** Start **

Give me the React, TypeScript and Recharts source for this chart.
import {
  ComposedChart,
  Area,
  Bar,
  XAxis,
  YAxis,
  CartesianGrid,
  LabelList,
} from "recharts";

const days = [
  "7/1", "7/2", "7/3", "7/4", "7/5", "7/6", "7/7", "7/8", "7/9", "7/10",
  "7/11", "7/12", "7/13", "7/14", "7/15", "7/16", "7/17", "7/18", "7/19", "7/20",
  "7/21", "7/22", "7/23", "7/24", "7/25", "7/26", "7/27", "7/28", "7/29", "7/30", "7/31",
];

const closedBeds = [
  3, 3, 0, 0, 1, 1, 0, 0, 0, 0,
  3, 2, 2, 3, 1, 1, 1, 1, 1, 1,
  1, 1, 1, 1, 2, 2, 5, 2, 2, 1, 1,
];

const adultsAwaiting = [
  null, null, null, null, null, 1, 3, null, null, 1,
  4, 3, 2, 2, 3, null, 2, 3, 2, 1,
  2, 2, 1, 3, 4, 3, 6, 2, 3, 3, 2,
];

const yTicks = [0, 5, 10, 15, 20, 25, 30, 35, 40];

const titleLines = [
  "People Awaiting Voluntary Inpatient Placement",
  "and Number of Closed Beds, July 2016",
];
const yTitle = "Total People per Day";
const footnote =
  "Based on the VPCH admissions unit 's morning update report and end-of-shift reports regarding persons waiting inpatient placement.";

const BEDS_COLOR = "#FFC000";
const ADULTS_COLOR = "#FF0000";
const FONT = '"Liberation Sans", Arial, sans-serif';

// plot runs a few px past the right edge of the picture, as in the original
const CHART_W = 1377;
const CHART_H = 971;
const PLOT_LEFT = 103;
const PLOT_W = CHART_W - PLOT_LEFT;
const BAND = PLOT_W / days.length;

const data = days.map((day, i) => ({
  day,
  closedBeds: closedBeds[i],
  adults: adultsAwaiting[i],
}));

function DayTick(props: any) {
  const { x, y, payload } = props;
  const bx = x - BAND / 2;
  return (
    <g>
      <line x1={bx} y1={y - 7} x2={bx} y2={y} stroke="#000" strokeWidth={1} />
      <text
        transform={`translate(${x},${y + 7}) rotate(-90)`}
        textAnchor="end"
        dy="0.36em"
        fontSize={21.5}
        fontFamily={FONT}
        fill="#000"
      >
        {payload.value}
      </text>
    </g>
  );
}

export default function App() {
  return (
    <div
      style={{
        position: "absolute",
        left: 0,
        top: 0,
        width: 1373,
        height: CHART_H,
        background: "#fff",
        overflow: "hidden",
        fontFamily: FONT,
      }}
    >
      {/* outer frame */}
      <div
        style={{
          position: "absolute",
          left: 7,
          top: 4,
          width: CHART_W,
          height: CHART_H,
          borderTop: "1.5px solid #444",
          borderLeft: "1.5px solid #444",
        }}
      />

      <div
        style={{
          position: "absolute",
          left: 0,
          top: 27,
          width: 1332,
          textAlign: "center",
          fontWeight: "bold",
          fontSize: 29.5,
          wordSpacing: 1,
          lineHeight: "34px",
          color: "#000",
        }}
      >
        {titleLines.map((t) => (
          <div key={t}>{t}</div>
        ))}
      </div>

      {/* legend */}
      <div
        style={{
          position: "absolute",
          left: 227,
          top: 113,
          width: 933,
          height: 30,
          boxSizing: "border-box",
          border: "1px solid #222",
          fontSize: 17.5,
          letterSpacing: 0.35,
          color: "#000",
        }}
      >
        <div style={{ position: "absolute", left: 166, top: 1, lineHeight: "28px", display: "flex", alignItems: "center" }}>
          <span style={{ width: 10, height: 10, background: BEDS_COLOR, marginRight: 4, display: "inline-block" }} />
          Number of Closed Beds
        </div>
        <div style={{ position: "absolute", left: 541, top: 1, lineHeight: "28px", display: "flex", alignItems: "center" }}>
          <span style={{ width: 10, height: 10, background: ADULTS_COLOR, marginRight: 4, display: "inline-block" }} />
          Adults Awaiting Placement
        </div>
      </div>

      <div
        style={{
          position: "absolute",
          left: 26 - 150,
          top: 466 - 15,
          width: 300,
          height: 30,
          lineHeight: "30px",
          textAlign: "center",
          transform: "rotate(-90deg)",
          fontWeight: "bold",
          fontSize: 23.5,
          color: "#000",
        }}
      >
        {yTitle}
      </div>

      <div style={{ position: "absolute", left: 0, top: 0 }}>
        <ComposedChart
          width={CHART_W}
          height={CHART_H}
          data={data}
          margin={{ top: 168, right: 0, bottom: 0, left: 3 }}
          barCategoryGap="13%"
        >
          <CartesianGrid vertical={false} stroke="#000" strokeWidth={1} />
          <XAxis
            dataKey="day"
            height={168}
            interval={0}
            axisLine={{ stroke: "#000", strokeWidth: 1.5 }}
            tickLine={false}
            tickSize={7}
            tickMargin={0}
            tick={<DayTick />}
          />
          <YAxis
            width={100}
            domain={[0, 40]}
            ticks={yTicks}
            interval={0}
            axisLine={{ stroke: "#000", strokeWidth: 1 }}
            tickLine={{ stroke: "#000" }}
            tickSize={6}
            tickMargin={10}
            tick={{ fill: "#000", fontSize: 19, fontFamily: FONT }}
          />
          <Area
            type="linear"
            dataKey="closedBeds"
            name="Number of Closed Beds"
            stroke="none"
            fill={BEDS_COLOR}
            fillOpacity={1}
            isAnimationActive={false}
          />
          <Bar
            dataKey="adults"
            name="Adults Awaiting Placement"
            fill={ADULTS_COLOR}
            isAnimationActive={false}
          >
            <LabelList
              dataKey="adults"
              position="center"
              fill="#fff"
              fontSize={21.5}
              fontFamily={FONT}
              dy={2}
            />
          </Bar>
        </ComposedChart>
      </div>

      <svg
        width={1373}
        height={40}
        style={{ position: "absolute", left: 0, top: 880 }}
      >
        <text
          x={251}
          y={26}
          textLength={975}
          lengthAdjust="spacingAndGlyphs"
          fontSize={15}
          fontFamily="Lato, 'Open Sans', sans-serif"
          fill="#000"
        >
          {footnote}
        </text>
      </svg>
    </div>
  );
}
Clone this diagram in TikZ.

** End **

:: Problem details ::
Write out the entries above word for word.

:: Finished answer ::
Give me the React, TypeScript and Recharts source for this chart.
import {
  ComposedChart,
  Area,
  Bar,
  XAxis,
  YAxis,
  CartesianGrid,
  LabelList,
} from "recharts";

const days = [
  "7/1", "7/2", "7/3", "7/4", "7/5", "7/6", "7/7", "7/8", "7/9", "7/10",
  "7/11", "7/12", "7/13", "7/14", "7/15", "7/16", "7/17", "7/18", "7/19", "7/20",
  "7/21", "7/22", "7/23", "7/24", "7/25", "7/26", "7/27", "7/28", "7/29", "7/30", "7/31",
];

const closedBeds = [
  3, 3, 0, 0, 1, 1, 0, 0, 0, 0,
  3, 2, 2, 3, 1, 1, 1, 1, 1, 1,
  1, 1, 1, 1, 2, 2, 5, 2, 2, 1, 1,
];

const adultsAwaiting = [
  null, null, null, null, null, 1, 3, null, null, 1,
  4, 3, 2, 2, 3, null, 2, 3, 2, 1,
  2, 2, 1, 3, 4, 3, 6, 2, 3, 3, 2,
];

const yTicks = [0, 5, 10, 15, 20, 25, 30, 35, 40];

const titleLines = [
  "People Awaiting Voluntary Inpatient Placement",
  "and Number of Closed Beds, July 2016",
];
const yTitle = "Total People per Day";
const footnote =
  "Based on the VPCH admissions unit 's morning update report and end-of-shift reports regarding persons waiting inpatient placement.";

const BEDS_COLOR = "#FFC000";
const ADULTS_COLOR = "#FF0000";
const FONT = '"Liberation Sans", Arial, sans-serif';

// plot runs a few px past the right edge of the picture, as in the original
const CHART_W = 1377;
const CHART_H = 971;
const PLOT_LEFT = 103;
const PLOT_W = CHART_W - PLOT_LEFT;
const BAND = PLOT_W / days.length;

const data = days.map((day, i) => ({
  day,
  closedBeds: closedBeds[i],
  adults: adultsAwaiting[i],
}));

function DayTick(props: any) {
  const { x, y, payload } = props;
  const bx = x - BAND / 2;
  return (
    <g>
      <line x1={bx} y1={y - 7} x2={bx} y2={y} stroke="#000" strokeWidth={1} />
      <text
        transform={`translate(${x},${y + 7}) rotate(-90)`}
        textAnchor="end"
        dy="0.36em"
        fontSize={21.5}
        fontFamily={FONT}
        fill="#000"
      >
        {payload.value}
      </text>
    </g>
  );
}

export default function App() {
  return (
    <div
      style={{
        position: "absolute",
        left: 0,
        top: 0,
        width: 1373,
        height: CHART_H,
        background: "#fff",
        overflow: "hidden",
        fontFamily: FONT,
      }}
    >
      {/* outer frame */}
      <div
        style={{
          position: "absolute",
          left: 7,
          top: 4,
          width: CHART_W,
          height: CHART_H,
          borderTop: "1.5px solid #444",
          borderLeft: "1.5px solid #444",
        }}
      />

      <div
        style={{
          position: "absolute",
          left: 0,
          top: 27,
          width: 1332,
          textAlign: "center",
          fontWeight: "bold",
          fontSize: 29.5,
          wordSpacing: 1,
          lineHeight: "34px",
          color: "#000",
        }}
      >
        {titleLines.map((t) => (
          <div key={t}>{t}</div>
        ))}
      </div>

      {/* legend */}
      <div
        style={{
          position: "absolute",
          left: 227,
          top: 113,
          width: 933,
          height: 30,
          boxSizing: "border-box",
          border: "1px solid #222",
          fontSize: 17.5,
          letterSpacing: 0.35,
          color: "#000",
        }}
      >
        <div style={{ position: "absolute", left: 166, top: 1, lineHeight: "28px", display: "flex", alignItems: "center" }}>
          <span style={{ width: 10, height: 10, background: BEDS_COLOR, marginRight: 4, display: "inline-block" }} />
          Number of Closed Beds
        </div>
        <div style={{ position: "absolute", left: 541, top: 1, lineHeight: "28px", display: "flex", alignItems: "center" }}>
          <span style={{ width: 10, height: 10, background: ADULTS_COLOR, marginRight: 4, display: "inline-block" }} />
          Adults Awaiting Placement
        </div>
      </div>

      <div
        style={{
          position: "absolute",
          left: 26 - 150,
          top: 466 - 15,
          width: 300,
          height: 30,
          lineHeight: "30px",
          textAlign: "center",
          transform: "rotate(-90deg)",
          fontWeight: "bold",
          fontSize: 23.5,
          color: "#000",
        }}
      >
        {yTitle}
      </div>

      <div style={{ position: "absolute", left: 0, top: 0 }}>
        <ComposedChart
          width={CHART_W}
          height={CHART_H}
          data={data}
          margin={{ top: 168, right: 0, bottom: 0, left: 3 }}
          barCategoryGap="13%"
        >
          <CartesianGrid vertical={false} stroke="#000" strokeWidth={1} />
          <XAxis
            dataKey="day"
            height={168}
            interval={0}
            axisLine={{ stroke: "#000", strokeWidth: 1.5 }}
            tickLine={false}
            tickSize={7}
            tickMargin={0}
            tick={<DayTick />}
          />
          <YAxis
            width={100}
            domain={[0, 40]}
            ticks={yTicks}
            interval={0}
            axisLine={{ stroke: "#000", strokeWidth: 1 }}
            tickLine={{ stroke: "#000" }}
            tickSize={6}
            tickMargin={10}
            tick={{ fill: "#000", fontSize: 19, fontFamily: FONT }}
          />
          <Area
            type="linear"
            dataKey="closedBeds"
            name="Number of Closed Beds"
            stroke="none"
            fill={BEDS_COLOR}
            fillOpacity={1}
            isAnimationActive={false}
          />
          <Bar
            dataKey="adults"
            name="Adults Awaiting Placement"
            fill={ADULTS_COLOR}
            isAnimationActive={false}
          >
            <LabelList
              dataKey="adults"
              position="center"
              fill="#fff"
              fontSize={21.5}
              fontFamily={FONT}
              dy={2}
            />
          </Bar>
        </ComposedChart>
      </div>

      <svg
        width={1373}
        height={40}
        style={{ position: "absolute", left: 0, top: 880 }}
      >
        <text
          x={251}
          y={26}
          textLength={975}
          lengthAdjust="spacingAndGlyphs"
          fontSize={15}
          fontFamily="Lato, 'Open Sans', sans-serif"
          fill="#000"
        >
          {footnote}
        </text>
      </svg>
    </div>
  );
}
Clone this diagram in TikZ.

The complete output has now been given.